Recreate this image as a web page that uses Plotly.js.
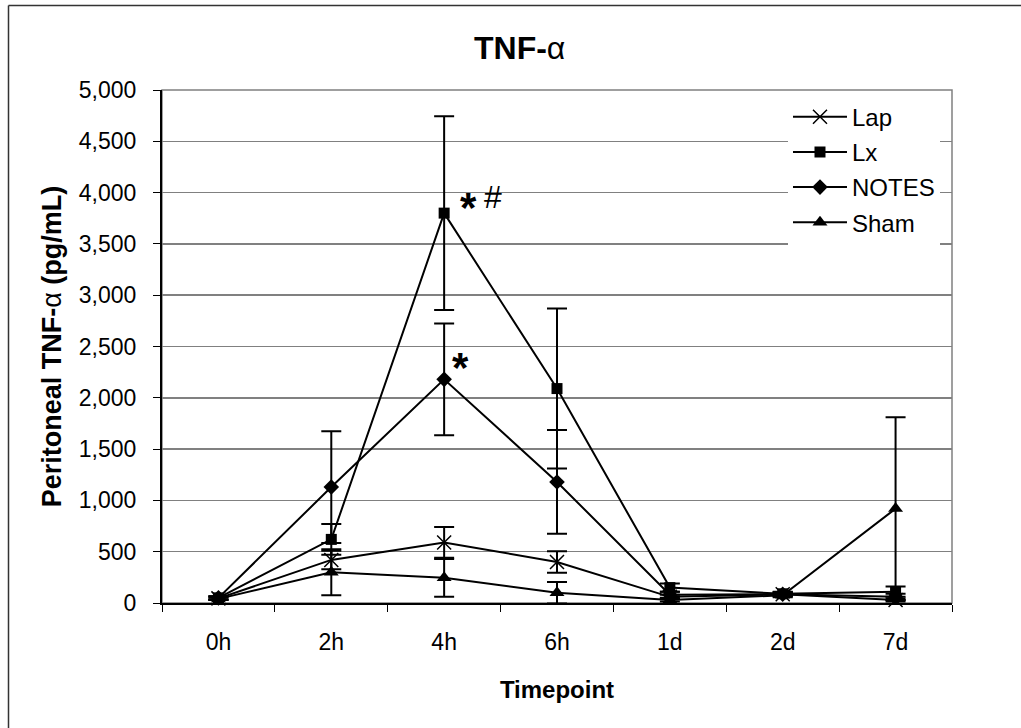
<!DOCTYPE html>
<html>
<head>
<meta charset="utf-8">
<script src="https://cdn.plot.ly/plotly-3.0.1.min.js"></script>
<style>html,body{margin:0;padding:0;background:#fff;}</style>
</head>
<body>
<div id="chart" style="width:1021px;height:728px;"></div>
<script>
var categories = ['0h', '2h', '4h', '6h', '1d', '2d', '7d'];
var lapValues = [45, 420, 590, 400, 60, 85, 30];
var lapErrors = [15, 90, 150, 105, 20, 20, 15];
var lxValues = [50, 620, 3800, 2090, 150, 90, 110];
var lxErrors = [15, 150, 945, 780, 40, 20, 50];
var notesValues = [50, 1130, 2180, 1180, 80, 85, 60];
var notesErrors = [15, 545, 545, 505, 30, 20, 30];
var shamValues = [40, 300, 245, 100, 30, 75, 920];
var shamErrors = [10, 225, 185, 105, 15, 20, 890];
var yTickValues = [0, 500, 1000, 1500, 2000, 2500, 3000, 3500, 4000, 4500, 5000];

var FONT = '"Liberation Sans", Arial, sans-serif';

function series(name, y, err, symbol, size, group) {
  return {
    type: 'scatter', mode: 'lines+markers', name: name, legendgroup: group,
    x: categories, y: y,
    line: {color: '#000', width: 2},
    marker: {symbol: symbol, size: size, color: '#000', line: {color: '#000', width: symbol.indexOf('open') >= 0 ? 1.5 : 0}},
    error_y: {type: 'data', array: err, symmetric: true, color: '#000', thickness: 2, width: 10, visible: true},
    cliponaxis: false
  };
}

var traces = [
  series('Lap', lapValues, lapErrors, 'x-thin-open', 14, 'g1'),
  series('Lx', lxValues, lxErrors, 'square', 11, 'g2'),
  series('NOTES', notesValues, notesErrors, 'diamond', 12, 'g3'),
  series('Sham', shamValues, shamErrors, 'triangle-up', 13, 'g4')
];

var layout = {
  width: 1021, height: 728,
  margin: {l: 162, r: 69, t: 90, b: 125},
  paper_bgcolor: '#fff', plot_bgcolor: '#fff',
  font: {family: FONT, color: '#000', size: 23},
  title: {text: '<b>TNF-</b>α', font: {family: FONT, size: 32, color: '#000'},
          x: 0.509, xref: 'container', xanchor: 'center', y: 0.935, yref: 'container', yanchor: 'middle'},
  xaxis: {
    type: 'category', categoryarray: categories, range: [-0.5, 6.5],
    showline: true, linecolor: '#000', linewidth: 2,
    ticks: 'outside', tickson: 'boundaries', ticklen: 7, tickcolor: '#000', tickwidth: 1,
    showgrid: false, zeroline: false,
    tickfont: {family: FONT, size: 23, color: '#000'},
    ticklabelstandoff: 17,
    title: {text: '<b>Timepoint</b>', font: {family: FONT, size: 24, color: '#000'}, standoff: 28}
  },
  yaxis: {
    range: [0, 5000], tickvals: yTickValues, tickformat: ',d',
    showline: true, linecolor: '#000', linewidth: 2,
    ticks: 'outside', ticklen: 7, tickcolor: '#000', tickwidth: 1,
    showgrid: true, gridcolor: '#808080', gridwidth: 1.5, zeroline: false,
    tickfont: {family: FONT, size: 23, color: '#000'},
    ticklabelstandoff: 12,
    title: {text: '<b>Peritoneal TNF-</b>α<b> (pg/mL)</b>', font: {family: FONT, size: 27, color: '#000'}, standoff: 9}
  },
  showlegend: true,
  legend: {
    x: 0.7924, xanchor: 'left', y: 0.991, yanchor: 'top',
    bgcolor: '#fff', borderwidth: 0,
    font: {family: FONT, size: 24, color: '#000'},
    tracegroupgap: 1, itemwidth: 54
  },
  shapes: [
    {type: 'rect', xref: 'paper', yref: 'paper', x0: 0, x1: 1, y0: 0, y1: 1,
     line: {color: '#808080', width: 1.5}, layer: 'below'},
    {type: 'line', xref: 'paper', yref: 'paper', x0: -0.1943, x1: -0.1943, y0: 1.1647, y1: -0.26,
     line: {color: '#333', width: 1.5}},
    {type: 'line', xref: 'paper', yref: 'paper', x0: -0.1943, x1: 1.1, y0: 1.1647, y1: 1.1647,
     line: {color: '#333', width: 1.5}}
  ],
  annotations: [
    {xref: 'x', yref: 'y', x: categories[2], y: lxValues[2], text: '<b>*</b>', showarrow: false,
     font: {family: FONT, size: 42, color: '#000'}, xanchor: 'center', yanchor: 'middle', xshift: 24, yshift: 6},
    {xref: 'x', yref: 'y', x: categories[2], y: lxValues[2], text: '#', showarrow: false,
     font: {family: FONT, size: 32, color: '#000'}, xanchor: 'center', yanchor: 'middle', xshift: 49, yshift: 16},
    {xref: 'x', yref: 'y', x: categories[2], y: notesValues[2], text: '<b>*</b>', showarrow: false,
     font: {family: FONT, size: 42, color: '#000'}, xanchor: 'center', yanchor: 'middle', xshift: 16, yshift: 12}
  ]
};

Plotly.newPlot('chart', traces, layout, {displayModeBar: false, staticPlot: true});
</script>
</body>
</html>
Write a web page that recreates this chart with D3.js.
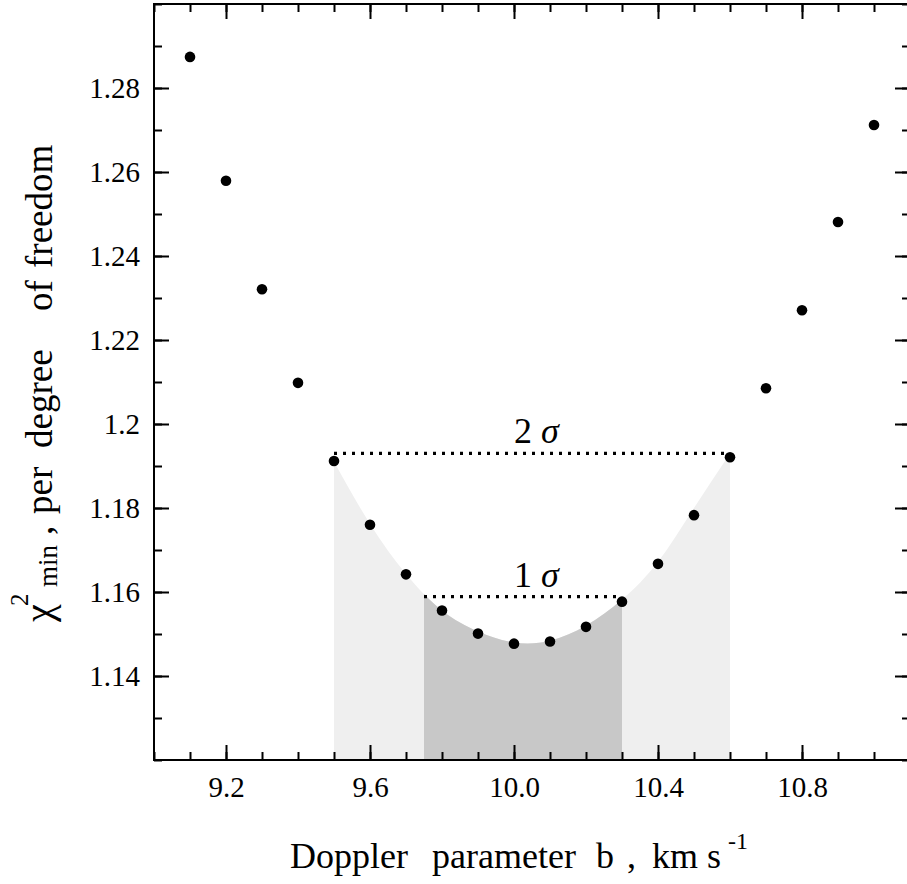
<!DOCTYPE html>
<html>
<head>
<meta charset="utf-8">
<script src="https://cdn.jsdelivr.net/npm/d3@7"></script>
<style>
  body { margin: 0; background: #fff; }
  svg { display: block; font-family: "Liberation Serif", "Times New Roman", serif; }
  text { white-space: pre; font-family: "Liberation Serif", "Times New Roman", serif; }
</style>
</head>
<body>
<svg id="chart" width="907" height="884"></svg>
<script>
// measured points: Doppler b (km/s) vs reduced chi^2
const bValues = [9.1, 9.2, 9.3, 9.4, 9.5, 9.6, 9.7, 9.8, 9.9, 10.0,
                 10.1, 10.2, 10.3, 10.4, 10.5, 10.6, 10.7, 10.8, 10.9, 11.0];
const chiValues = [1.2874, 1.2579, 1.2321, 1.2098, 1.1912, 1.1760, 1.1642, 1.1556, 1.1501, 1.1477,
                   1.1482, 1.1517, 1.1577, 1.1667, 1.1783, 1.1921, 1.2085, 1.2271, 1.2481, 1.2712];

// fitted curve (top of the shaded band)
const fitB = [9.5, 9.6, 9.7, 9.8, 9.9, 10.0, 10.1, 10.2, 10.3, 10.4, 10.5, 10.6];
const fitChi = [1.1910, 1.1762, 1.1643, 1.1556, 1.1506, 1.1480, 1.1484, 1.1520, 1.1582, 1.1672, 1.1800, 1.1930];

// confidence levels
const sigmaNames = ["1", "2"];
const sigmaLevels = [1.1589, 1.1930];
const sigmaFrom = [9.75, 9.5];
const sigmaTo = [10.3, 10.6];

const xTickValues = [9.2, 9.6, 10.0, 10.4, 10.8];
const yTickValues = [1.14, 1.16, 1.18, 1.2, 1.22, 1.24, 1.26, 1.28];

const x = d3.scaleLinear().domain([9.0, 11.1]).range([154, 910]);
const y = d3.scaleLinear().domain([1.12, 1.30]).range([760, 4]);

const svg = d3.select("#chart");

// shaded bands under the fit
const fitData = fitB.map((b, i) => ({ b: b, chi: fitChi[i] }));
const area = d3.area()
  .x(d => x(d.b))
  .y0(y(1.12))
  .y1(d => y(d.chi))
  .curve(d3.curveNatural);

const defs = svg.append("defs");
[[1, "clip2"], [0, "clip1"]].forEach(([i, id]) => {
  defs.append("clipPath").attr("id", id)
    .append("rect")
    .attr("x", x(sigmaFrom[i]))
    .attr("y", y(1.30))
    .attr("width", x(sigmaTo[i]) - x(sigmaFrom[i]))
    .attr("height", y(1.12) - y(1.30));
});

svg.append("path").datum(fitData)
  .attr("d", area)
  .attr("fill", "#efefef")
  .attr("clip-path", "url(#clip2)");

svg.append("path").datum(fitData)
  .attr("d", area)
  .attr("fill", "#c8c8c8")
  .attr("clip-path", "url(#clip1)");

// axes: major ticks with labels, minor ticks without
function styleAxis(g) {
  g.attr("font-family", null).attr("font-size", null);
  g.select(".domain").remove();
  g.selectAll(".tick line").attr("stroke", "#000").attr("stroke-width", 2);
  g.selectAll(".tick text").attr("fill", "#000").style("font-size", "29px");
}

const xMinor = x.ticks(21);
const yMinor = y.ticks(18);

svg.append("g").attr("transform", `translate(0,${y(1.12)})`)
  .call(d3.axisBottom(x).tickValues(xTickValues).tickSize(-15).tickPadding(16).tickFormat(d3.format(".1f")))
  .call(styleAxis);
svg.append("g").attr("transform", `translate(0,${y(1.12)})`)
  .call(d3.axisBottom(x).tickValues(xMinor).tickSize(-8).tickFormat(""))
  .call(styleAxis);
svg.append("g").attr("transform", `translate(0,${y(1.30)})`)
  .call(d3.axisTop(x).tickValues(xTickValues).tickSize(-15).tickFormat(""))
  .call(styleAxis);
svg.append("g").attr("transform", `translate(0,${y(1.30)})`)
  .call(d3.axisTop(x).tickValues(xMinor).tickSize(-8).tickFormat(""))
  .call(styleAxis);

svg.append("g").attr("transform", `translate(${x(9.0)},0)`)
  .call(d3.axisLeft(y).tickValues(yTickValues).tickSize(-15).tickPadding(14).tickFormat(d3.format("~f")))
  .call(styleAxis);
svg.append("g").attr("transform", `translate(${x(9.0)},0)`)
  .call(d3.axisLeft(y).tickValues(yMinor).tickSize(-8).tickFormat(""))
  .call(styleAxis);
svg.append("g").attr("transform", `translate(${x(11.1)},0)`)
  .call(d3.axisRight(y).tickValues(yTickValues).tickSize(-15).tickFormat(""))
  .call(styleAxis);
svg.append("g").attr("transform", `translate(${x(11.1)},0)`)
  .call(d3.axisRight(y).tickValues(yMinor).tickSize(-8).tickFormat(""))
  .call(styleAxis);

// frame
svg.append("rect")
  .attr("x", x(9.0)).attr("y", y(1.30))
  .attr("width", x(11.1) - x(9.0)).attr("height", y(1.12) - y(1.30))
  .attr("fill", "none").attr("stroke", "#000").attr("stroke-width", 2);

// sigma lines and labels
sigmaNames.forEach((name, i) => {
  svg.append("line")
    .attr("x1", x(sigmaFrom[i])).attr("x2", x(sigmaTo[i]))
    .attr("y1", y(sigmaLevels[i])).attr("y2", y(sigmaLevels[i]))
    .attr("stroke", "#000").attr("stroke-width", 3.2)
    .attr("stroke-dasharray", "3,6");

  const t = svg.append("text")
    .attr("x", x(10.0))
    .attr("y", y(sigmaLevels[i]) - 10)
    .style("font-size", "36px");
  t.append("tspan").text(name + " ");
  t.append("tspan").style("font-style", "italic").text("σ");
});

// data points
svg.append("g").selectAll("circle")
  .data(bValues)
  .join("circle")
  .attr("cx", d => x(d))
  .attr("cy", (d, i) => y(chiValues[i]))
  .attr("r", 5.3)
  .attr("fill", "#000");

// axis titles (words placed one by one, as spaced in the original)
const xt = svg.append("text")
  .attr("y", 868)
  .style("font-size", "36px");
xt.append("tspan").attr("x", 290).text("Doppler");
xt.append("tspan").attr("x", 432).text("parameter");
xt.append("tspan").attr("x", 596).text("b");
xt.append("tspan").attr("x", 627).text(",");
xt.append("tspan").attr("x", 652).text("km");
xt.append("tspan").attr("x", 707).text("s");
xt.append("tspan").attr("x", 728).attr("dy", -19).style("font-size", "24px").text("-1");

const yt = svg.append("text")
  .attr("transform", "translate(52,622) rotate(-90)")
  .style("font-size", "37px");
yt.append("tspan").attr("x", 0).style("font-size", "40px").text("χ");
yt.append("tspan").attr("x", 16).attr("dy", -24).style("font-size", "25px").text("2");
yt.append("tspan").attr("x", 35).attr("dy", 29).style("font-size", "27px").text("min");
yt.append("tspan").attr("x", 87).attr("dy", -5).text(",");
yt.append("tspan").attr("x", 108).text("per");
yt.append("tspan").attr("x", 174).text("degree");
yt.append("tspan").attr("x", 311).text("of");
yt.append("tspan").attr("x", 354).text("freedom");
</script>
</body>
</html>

----

GIVEN EXERCISE => Find the word "that" and list each line it appears in.

CORRECT OUTPUT =>
Recreate this image as a web page that uses Plotly.js.
Write a web page that recreates this chart with D3.js.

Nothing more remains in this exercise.